Everything from the line containing "Convert this chart to Chart.js code." through the line containing "const pts = (xs, ys)" should be repeated exactly, and nothing else from the data.

RECORD LIST:
*****

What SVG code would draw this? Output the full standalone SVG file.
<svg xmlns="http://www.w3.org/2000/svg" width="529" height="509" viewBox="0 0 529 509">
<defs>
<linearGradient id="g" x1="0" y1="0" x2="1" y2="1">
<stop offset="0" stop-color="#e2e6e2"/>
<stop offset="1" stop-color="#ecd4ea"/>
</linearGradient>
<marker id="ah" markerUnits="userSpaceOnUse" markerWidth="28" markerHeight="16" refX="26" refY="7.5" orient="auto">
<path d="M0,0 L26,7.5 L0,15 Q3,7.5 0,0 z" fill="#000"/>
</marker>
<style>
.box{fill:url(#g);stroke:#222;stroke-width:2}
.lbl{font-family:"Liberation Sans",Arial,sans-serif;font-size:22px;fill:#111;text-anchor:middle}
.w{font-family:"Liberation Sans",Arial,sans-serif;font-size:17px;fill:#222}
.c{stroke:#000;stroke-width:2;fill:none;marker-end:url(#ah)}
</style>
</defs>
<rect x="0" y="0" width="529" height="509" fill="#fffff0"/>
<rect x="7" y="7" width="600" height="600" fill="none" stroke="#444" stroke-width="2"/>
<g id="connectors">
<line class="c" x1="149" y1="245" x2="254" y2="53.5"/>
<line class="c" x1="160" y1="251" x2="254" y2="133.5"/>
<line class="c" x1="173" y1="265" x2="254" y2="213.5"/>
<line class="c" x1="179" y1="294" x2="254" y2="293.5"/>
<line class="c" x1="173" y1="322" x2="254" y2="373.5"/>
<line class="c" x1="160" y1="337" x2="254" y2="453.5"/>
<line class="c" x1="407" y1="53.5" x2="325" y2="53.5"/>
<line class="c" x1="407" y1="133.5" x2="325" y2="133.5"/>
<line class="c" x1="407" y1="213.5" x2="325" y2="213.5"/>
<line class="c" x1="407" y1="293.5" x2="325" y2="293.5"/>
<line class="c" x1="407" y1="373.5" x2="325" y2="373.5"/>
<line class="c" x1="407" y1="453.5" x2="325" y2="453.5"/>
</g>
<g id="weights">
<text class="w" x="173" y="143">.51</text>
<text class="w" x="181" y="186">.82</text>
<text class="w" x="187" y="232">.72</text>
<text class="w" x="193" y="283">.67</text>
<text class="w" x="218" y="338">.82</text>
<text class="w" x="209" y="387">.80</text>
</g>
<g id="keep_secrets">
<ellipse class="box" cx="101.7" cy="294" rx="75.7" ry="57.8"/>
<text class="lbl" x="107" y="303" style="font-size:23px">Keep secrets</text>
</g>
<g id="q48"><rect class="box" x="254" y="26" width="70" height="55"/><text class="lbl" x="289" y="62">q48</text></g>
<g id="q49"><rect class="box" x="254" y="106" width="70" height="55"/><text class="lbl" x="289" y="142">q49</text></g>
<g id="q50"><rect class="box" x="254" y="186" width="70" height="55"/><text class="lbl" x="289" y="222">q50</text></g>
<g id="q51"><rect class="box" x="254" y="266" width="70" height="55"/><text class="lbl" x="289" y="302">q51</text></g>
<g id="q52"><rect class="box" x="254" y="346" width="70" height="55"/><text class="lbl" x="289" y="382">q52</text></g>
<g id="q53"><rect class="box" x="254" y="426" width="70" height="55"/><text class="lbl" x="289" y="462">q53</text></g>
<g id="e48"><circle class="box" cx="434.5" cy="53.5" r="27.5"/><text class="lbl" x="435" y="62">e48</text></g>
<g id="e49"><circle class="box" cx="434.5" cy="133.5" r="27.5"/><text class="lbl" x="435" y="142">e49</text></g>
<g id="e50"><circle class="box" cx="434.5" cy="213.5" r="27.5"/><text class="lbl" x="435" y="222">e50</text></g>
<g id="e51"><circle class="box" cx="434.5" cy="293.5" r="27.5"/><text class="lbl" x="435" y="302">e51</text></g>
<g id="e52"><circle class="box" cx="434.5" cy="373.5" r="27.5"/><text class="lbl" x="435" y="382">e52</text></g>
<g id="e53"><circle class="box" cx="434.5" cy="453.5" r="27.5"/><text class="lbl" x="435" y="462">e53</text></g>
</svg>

*****

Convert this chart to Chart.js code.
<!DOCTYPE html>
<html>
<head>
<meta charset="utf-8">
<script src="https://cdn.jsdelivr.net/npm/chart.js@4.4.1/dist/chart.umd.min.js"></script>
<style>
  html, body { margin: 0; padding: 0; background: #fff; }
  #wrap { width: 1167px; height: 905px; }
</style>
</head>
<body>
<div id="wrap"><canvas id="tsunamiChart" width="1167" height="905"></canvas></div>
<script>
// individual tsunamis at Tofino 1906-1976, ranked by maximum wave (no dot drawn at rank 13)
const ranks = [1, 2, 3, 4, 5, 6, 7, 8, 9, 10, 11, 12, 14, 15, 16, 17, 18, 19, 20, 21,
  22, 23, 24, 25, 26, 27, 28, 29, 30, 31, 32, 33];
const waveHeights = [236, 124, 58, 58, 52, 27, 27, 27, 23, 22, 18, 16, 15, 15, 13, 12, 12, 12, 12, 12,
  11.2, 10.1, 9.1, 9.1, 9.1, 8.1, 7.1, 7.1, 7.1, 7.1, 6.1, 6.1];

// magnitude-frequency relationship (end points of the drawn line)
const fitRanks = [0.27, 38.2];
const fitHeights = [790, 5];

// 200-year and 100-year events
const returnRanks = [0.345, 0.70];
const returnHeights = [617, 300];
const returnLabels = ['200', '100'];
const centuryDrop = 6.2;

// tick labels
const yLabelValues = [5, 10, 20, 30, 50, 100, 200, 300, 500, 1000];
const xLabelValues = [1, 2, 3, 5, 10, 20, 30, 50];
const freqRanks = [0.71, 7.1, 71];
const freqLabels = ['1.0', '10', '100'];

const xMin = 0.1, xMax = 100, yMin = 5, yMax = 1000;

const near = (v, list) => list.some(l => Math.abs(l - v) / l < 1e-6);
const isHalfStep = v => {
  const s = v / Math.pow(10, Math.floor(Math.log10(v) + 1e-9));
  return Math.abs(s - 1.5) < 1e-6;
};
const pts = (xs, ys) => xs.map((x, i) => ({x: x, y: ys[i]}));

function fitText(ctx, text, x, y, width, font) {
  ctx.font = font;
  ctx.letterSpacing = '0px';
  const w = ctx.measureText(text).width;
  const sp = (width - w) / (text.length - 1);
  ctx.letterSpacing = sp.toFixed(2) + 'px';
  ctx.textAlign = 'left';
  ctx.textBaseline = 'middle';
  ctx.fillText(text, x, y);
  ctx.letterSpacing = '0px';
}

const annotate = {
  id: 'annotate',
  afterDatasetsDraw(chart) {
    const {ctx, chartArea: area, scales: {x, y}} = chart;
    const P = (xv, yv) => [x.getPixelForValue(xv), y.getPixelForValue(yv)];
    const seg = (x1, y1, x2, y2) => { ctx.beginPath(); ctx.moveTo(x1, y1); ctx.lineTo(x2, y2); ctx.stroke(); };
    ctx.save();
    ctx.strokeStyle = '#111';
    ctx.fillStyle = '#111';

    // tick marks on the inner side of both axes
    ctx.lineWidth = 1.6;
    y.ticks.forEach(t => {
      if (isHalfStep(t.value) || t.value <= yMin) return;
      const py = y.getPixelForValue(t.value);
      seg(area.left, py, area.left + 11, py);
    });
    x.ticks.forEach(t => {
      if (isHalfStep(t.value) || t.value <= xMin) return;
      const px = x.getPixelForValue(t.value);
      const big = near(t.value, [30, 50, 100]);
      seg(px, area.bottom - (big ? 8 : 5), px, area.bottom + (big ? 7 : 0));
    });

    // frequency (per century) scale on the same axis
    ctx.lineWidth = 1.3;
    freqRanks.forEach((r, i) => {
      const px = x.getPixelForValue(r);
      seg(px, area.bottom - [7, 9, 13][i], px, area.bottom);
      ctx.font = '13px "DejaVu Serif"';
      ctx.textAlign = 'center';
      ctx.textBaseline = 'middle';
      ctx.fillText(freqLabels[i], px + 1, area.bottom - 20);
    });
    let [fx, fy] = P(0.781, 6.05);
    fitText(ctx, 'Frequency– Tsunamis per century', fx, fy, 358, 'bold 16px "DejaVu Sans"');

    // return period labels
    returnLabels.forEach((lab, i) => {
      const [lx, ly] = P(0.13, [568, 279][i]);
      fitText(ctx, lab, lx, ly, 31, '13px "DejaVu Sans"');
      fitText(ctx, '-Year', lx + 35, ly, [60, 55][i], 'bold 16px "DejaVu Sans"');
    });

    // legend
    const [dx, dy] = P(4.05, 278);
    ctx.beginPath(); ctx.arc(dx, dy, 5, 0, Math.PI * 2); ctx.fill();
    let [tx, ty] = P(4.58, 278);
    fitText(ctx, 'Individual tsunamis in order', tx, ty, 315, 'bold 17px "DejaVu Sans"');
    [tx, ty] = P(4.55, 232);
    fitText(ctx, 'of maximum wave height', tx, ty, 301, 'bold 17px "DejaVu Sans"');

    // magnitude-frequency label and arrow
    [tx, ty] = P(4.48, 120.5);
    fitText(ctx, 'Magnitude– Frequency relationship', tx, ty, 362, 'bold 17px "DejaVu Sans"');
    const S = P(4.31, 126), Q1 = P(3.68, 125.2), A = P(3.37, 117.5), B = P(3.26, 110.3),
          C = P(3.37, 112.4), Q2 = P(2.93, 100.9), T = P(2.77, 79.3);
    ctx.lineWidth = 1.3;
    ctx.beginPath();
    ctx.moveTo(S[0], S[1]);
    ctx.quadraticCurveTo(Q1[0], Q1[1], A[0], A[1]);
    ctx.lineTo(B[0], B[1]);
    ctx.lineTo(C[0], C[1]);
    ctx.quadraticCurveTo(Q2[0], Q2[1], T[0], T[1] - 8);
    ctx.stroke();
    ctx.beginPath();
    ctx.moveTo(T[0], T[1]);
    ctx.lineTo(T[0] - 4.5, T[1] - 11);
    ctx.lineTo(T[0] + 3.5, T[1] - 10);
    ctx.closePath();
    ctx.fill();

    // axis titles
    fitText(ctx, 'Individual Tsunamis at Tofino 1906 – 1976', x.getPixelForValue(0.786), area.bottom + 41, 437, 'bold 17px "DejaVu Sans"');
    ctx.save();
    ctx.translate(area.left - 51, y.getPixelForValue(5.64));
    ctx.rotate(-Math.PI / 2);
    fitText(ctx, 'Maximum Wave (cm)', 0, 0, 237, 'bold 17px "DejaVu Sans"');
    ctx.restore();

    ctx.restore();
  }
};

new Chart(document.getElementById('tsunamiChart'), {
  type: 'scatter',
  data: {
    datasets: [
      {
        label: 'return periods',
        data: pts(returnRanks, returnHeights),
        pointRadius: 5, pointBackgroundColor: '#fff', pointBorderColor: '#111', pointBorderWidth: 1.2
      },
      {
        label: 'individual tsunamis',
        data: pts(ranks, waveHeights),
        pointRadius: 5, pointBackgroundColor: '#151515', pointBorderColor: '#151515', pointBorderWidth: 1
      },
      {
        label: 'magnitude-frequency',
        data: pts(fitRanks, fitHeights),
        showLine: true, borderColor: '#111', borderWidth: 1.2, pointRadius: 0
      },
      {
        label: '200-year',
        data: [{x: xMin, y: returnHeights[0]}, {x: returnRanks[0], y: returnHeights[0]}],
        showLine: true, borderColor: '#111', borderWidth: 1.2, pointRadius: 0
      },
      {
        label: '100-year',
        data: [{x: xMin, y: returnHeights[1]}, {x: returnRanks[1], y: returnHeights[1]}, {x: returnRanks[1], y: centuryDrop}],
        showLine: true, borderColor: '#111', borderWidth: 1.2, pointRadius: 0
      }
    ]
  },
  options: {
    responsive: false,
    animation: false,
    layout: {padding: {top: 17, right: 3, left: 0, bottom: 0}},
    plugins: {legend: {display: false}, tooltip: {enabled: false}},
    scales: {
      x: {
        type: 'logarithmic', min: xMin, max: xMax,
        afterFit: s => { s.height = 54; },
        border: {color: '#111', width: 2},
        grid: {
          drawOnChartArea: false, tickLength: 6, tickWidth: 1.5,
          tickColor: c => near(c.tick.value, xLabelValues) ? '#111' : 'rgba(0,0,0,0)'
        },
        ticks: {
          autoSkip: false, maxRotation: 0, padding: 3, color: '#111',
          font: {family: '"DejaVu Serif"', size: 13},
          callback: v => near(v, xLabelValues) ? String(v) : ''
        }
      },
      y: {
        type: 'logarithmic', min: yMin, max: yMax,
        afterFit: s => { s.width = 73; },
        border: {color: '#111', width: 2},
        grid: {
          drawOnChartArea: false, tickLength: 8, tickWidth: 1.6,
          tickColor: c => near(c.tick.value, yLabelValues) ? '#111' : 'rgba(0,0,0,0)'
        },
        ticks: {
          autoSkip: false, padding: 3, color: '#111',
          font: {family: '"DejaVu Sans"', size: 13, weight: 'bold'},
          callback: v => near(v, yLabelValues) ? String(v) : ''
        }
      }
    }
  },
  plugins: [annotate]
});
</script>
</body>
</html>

*****

FINISHED ANSWER:
Convert this chart to Chart.js code.
<!DOCTYPE html>
<html>
<head>
<meta charset="utf-8">
<script src="https://cdn.jsdelivr.net/npm/chart.js@4.4.1/dist/chart.umd.min.js"></script>
<style>
  html, body { margin: 0; padding: 0; background: #fff; }
  #wrap { width: 1167px; height: 905px; }
</style>
</head>
<body>
<div id="wrap"><canvas id="tsunamiChart" width="1167" height="905"></canvas></div>
<script>
// individual tsunamis at Tofino 1906-1976, ranked by maximum wave (no dot drawn at rank 13)
const ranks = [1, 2, 3, 4, 5, 6, 7, 8, 9, 10, 11, 12, 14, 15, 16, 17, 18, 19, 20, 21,
  22, 23, 24, 25, 26, 27, 28, 29, 30, 31, 32, 33];
const waveHeights = [236, 124, 58, 58, 52, 27, 27, 27, 23, 22, 18, 16, 15, 15, 13, 12, 12, 12, 12, 12,
  11.2, 10.1, 9.1, 9.1, 9.1, 8.1, 7.1, 7.1, 7.1, 7.1, 6.1, 6.1];

// magnitude-frequency relationship (end points of the drawn line)
const fitRanks = [0.27, 38.2];
const fitHeights = [790, 5];

// 200-year and 100-year events
const returnRanks = [0.345, 0.70];
const returnHeights = [617, 300];
const returnLabels = ['200', '100'];
const centuryDrop = 6.2;

// tick labels
const yLabelValues = [5, 10, 20, 30, 50, 100, 200, 300, 500, 1000];
const xLabelValues = [1, 2, 3, 5, 10, 20, 30, 50];
const freqRanks = [0.71, 7.1, 71];
const freqLabels = ['1.0', '10', '100'];

const xMin = 0.1, xMax = 100, yMin = 5, yMax = 1000;

const near = (v, list) => list.some(l => Math.abs(l - v) / l < 1e-6);
const isHalfStep = v => {
  const s = v / Math.pow(10, Math.floor(Math.log10(v) + 1e-9));
  return Math.abs(s - 1.5) < 1e-6;
};
const pts = (xs, ys) => xs.map((x, i) => ({x: x, y: ys[i]}));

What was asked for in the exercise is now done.